Crude Slides Under $54 a Barrel On Higher Heating-Oil Inventories

Oil prices are back under $54 a barrel amid a steep rise in U.S. heating oil stocks and news that Belarus has resumed pumping crude to Europe.

U.S. oil futures settled at $54.02, a 19-month low, but have continued to fall sparked by a warm U.S. winter and aggravated by a shift in investment fund money.

Closely watched data in the U.S. showed a bigger-than-expected rise in distillate stocks, which include winter heating oil, last week.

"The one startling statistic is the growth in distillates inventory, which reflected the mild or non-existent winter," said Joseph Arsenio, analyst at Arsenio Capital Management in California.

"This scenario is not likely to alter in the short run."

Distillate stocks rose 5.4 million barrels last week against analysts' forecast of 2.2 million.

Oil prices have been hammered 10% this month by warm weather in the U.S. Northeast, the world's biggest heating oil market, as well as by a broad commodity sell-off by investors who fear the market may have passed its peak.

Warm Winter Effect

Merrill Lynch analysts estimated "synchronous global warm winter weather" had reduced oil demand in OECD industrialized countries by 300,000 barrels per day in December and was likely
to cut back January demand by 600,000 bpd.

"In total, during the first half of the winter, OECD demand could drop by nearly 38 million barrels relative to the seasonal norm," Merrill Lynch said in a research note.

Selling had already begun earlier on Wednesday after Belarus said a compromise had been found to resume exports of Russian crude to Europe via the Druzhba pipeline following a trade row.
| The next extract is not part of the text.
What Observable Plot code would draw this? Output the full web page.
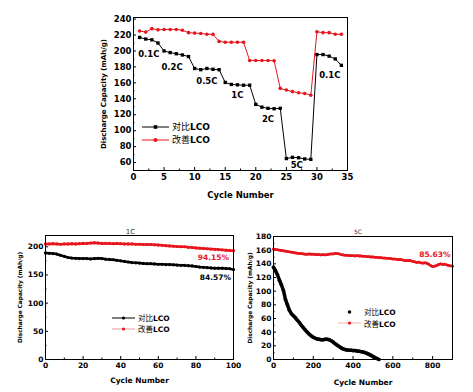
<!DOCTYPE html>
<html><head><meta charset="utf-8">
<script src="https://cdn.jsdelivr.net/npm/d3@7"></script>
<script src="https://cdn.jsdelivr.net/npm/@observablehq/plot@0.6"></script>
<style>
html,body{margin:0;padding:0;background:#fff;}
body{width:473px;height:392px;overflow:hidden;position:relative;font-family:"DejaVu Sans",sans-serif;}
.panel{position:absolute;}
.leg{position:absolute;display:flex;align-items:center;white-space:nowrap;color:#000;}
.leg .lco{font-weight:bold;font-family:"DejaVu Sans",sans-serif;}
.leg .zh{font-family:"Noto Sans CJK SC",sans-serif;}
</style></head><body>
<div id="p1" class="panel" style="left:0;top:0"></div>
<div id="p2" class="panel" style="left:0;top:220px"></div>
<div id="p3" class="panel" style="left:240px;top:220px"></div>
<div id="legends"></div>
<script>
// ---------- data ----------
const seriesNames = ["对比LCO", "改善LCO"];
const RED = "#e8141c";

// Rate capability (top)
const rateCycles = d3.range(1, 35);
const rateBase = [217,215,214,210,200,198,196.5,195,193,178,176.5,178,177,176.5,160.5,158,157.5,157,157,133,129.5,128,127.5,128,65,66.5,66,64.5,64,195.5,195.5,193.5,190,182];
const rateImproved = [225,223.7,228,226.5,227,227,227,226,223,222.4,222,221,220.8,212,211,211,211,211,188,188,188,188,187.7,153,151,149,147.5,146.7,144.5,224,223,223,221,221];
const rateLabels = [
  {text:"0.1C", cycle:2.5, cap:196},
  {text:"0.2C", cycle:6.3, cap:179},
  {text:"0.5C", cycle:12, cap:162},
  {text:"1C", cycle:17, cap:144.6},
  {text:"2C", cycle:22, cap:114.6},
  {text:"5C", cycle:26.7, cap:57},
  {text:"0.1C", cycle:32.1, cap:169}
];
const rateXTicks = [0,5,10,15,20,25,30,35];
const rateYTicks = [60,80,100,120,140,160,180,200,220,240];

// 1C cycling (bottom left), every 2 cycles
const c1Cycles = d3.range(0, 101, 2);
const c1Base = [189,188.5,188,187,185,183,181,180,179.5,179,179,179,178.5,179,179.5,179,178,177.5,177,176,175,174,173,172,171.5,171,170.5,170,170,169.5,169,169,168.5,168.5,168,167.5,167,167,166.5,166,165,164,163.5,163,162.5,162,162,162,161.5,161,159.5];
const c1Improved = [205,205,205.5,205,204.5,205,205,205.5,205,205.5,206,206,206.5,207,206.5,206,206,206,205.5,206,205.5,205,205,205,204.5,204.5,204,204,204,203.5,203,202.5,202,201.5,201,200.5,200,200,199,198.5,198,197.5,197,196.5,196,195.5,195,194.5,194,193.5,193];
const c1XTicks = [0,20,40,60,80,100];
const c1YTicks = [0,50,100,150,200];
const c1Notes = [
  {text:"94.15%", cycle:89.3, cap:180, color:RED},
  {text:"84.57%", cycle:90.4, cap:146, color:"#000"}
];

// 5C cycling (bottom right), every 10 cycles
const c5CyclesImproved = d3.range(0, 901, 10);
const c5Improved = [161.5,161,160.5,160,159.5,159,158.5,158,157.5,157,156.5,156,155.5,155,155,154.5,154,154,154.5,154,154,153.5,153.5,153.5,153,153.5,153,153.5,154,154.5,154.5,155,155,154.5,153.5,153,152.5,152.5,152,152,152,151.5,152,151.5,151.5,151,151,150.5,150.5,150,150,149.5,149.5,149,149,148.5,148.5,148,148,147.5,147,147,146.5,146,146.5,145.5,145,144.5,145,144.5,143.5,143,142,142.5,141.5,141,141.5,141,139.5,137.5,136,136.5,137.5,139,140,139,139.5,138.5,137.5,137,136.5];
const c5CyclesBase = d3.range(0, 531, 10);
const c5Base = [135,130,124,116,109,101,88,80,72,67,64,61,57.5,54,50,46.5,43,40,37,34.5,32.5,31,30,29.5,29,29,29.5,29.5,29,27.5,25.5,23,21,19,17,15.5,14.5,14,13.5,13.5,13,13,12.5,12,11.5,11,10,9,7.5,6,4.5,3,1.5,0];
const c5XTicks = [0,200,400,600,800];
const c5YTicks = [0,20,40,60,80,100,120,140,160,180];
const c5Notes = [{text:"85.63%", cycle:811, cap:153, color:RED}];

// ---------- helpers ----------
const FONT = "DejaVu Sans";
function axes(xt, xminor, yt, yminor, fs) {
  return [
    Plot.axisX({ticks: xt, tickSize: -3, tickPadding: 6, label: null, fontSize: fs, fontWeight: "bold"}),
    Plot.axisX({ticks: xminor, tickSize: -1.5, tickPadding: 0, tickFormat: () => "", label: null}),
    Plot.axisY({ticks: yt, tickSize: -3, tickPadding: 5, label: null, fontSize: fs, fontWeight: "bold"}),
    Plot.axisY({ticks: yminor, tickSize: -1.5, tickPadding: 0, tickFormat: () => "", label: null})
  ];
}
const baseStyle = {fontFamily: FONT, fontSize: "8px", background: "transparent", overflow: "visible", color: "#000"};
function yLabel(dx, fs) {
  return Plot.text(["Discharge Capacity (mAh/g)"], {text: d => d, frameAnchor: "left", textAnchor: "middle", lineAnchor: "middle", dx, rotate: -90, fontSize: fs, fontWeight: "bold"});
}
function xLabel(dy, fs) {
  return Plot.text(["Cycle Number"], {text: d => d, frameAnchor: "bottom", textAnchor: "middle", lineAnchor: "middle", dy, fontSize: fs, fontWeight: "bold"});
}

// ---------- top chart ----------
const rateRows = rateCycles.map((c, i) => ({cycle: c, base: rateBase[i], imp: rateImproved[i]}));
const p1 = Plot.plot({
  width: 360, height: 205,
  marginLeft: 133, marginRight: 13, marginTop: 17, marginBottom: 35,
  x: {domain: [0, 35]}, y: {domain: [50, 242]},
  style: baseStyle,
  marks: [
    ...axes(rateXTicks, d3.range(2.5, 35, 5), rateYTicks, d3.range(70, 240, 20), 8.5),
    Plot.line(rateRows, {x: "cycle", y: "imp", stroke: RED, strokeWidth: 1}),
    Plot.dot(rateRows, {x: "cycle", y: "imp", r: 1.8, fill: RED}),
    Plot.line(rateRows, {x: "cycle", y: "base", stroke: "#000", strokeWidth: 1}),
    Plot.dot(rateRows, {x: "cycle", y: "base", symbol: "square", r: 1.9, fill: "#000"}),
    Plot.text(rateLabels, {x: "cycle", y: "cap", text: "text", fontSize: 8.5, fontWeight: "bold", fill: "#000"}),
    Plot.frame({stroke: "#000", strokeWidth: 1}),
    xLabel(25, 8.5),
    yLabel(-30, 7)
  ]
});
document.getElementById("p1").appendChild(p1);

// ---------- 1C chart ----------
const c1Rows = c1Cycles.map((c, i) => ({cycle: c, base: c1Base[i], imp: c1Improved[i]}));
const p2 = Plot.plot({
  width: 240, height: 172,
  marginLeft: 45, marginRight: 7, marginTop: 15, marginBottom: 33,
  x: {domain: [0, 100]}, y: {domain: [0, 220]},
  style: baseStyle,
  marks: [
    ...axes(c1XTicks, d3.range(10, 100, 20), c1YTicks, d3.range(25, 220, 50), 7.5),
    Plot.line(c1Rows, {x: "cycle", y: "imp", stroke: RED, strokeWidth: 2.5}),
    Plot.dot(c1Rows, {x: "cycle", y: "imp", r: 1.6, fill: RED}),
    Plot.line(c1Rows, {x: "cycle", y: "base", stroke: "#000", strokeWidth: 2.5}),
    Plot.dot(c1Rows, {x: "cycle", y: "base", r: 1.6, fill: "#000"}),
    Plot.text(c1Notes, {x: "cycle", y: "cap", text: "text", fill: "color", fontSize: 7.5, fontWeight: "bold"}),
    Plot.frame({stroke: "#000", strokeWidth: 1}),
    Plot.text(["1C"], {text: d => d, frameAnchor: "top", textAnchor: "middle", dy: -6, dx: -9, fontSize: 7, fill: "#333"}),
    xLabel(21, 7.5),
    yLabel(-25, 5.8)
  ]
});
document.getElementById("p2").appendChild(p2);

// ---------- 5C chart ----------
const c5ImpRows = c5CyclesImproved.map((c, i) => ({cycle: c, cap: c5Improved[i]}));
const c5BaseRows = c5CyclesBase.map((c, i) => ({cycle: c, cap: c5Base[i]}));
const p3 = Plot.plot({
  width: 233, height: 172,
  marginLeft: 33, marginRight: 21, marginTop: 16, marginBottom: 33,
  x: {domain: [0, 900]}, y: {domain: [0, 180]},
  style: baseStyle,
  marks: [
    ...axes(c5XTicks, d3.range(100, 900, 200), c5YTicks, d3.range(10, 180, 20), 7.5),
    Plot.line(c5ImpRows, {x: "cycle", y: "cap", stroke: RED, strokeWidth: 2.5}),
    Plot.dot(c5ImpRows, {x: "cycle", y: "cap", r: 1.4, fill: RED}),
    Plot.line(c5BaseRows, {x: "cycle", y: "cap", stroke: "#000", strokeWidth: 3.5}),
    Plot.dot(c5BaseRows, {x: "cycle", y: "cap", r: 1.8, fill: "#000"}),
    Plot.text(c5Notes, {x: "cycle", y: "cap", text: "text", fill: "color", fontSize: 7.5, fontWeight: "bold"}),
    Plot.frame({stroke: "#000", strokeWidth: 1}),
    Plot.text(["5C"], {text: d => d, frameAnchor: "top", textAnchor: "middle", dy: -7, dx: -5, fontSize: 6, fill: "#333"}),
    xLabel(23, 7.5),
    yLabel(-23, 5.8)
  ]
});
document.getElementById("p3").appendChild(p3);

// ---------- legends (HTML overlays) ----------
function swatch(color, lineColor, symbol, w, size) {
  const ns = "http://www.w3.org/2000/svg";
  const s = document.createElementNS(ns, "svg");
  s.setAttribute("width", w); s.setAttribute("height", 8);
  if (lineColor) {
    const l = document.createElementNS(ns, "line");
    l.setAttribute("x1", 0); l.setAttribute("x2", w); l.setAttribute("y1", 4); l.setAttribute("y2", 4);
    l.setAttribute("stroke", lineColor); l.setAttribute("stroke-width", 1);
    s.appendChild(l);
  }
  let m;
  if (symbol === "square") {
    m = document.createElementNS(ns, "rect");
    m.setAttribute("x", w / 2 - size); m.setAttribute("y", 4 - size);
    m.setAttribute("width", size * 2); m.setAttribute("height", size * 2);
  } else {
    m = document.createElementNS(ns, "circle");
    m.setAttribute("cx", w / 2); m.setAttribute("cy", 4); m.setAttribute("r", size);
  }
  m.setAttribute("fill", color);
  s.appendChild(m);
  return s;
}
function addLegend(left, top, fs, gap, entries) {
  entries.forEach((e, i) => {
    const d = document.createElement("div");
    d.className = "leg";
    d.style.left = left + "px";
    d.style.top = (top + i * gap) + "px";
    d.style.fontSize = fs + "px";
    d.appendChild(swatch(e.color, e.line, e.symbol, e.w, e.size));
    const t = document.createElement("span");
    t.style.marginLeft = "3px";
    const name = seriesNames[e.k];
    t.innerHTML = `<span class="zh">${name.slice(0, 2)}</span><span class="lco">${name.slice(2)}</span>`;
    d.appendChild(t);
    document.getElementById("legends").appendChild(d);
  });
}
addLegend(142, 120, 9, 13.4, [
  {k: 0, color: "#000", line: "#000", symbol: "square", w: 27, size: 1.8},
  {k: 1, color: RED, line: RED, symbol: "circle", w: 27, size: 2}
]);
addLegend(112, 312, 7.5, 11, [
  {k: 0, color: "#000", line: "#000", symbol: "circle", w: 23, size: 1.6},
  {k: 1, color: RED, line: "#f29a9a", symbol: "circle", w: 23, size: 1.6}
]);
addLegend(338, 306, 7.5, 11.6, [
  {k: 0, color: "#000", line: null, symbol: "circle", w: 23, size: 1.8},
  {k: 1, color: RED, line: "#f5b0b0", symbol: "circle", w: 23, size: 1.6}
]);
</script>
</body></html>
Belarus said it had scrapped transit tariffs on Russian crude.

The operator of the Druzhba pipeline said it started pumping oil at 3:35 p.m. New York time.

Some investment funds, partly responsible for driving prices to a record $78.40 last year, are now shifting to short positions, analysts say.

"Chasing the Trend"

"People have been chasing the trend on oil prices but the fundamentals are weaker this year and they have to look for other opportunities," Tetsu Emori, chief strategist atMitsui Bussan Futures, said.

Oil traders have cited talk of possible hedge fund losses as contributing to the market's fall. On Wednesday equity traders in Asia said stock market losses were partly caused by funds liquidating positions to cover oil losses.

Weather forecaster DTN Meteorologixpredicted above normal temperatures for the rest of the week in the U.S. Northeast.

The price slide has prompted talks between OPEC's president and fellow oil ministers on what further action should be taken to brake oil's decline, OPEC sources said yesterday.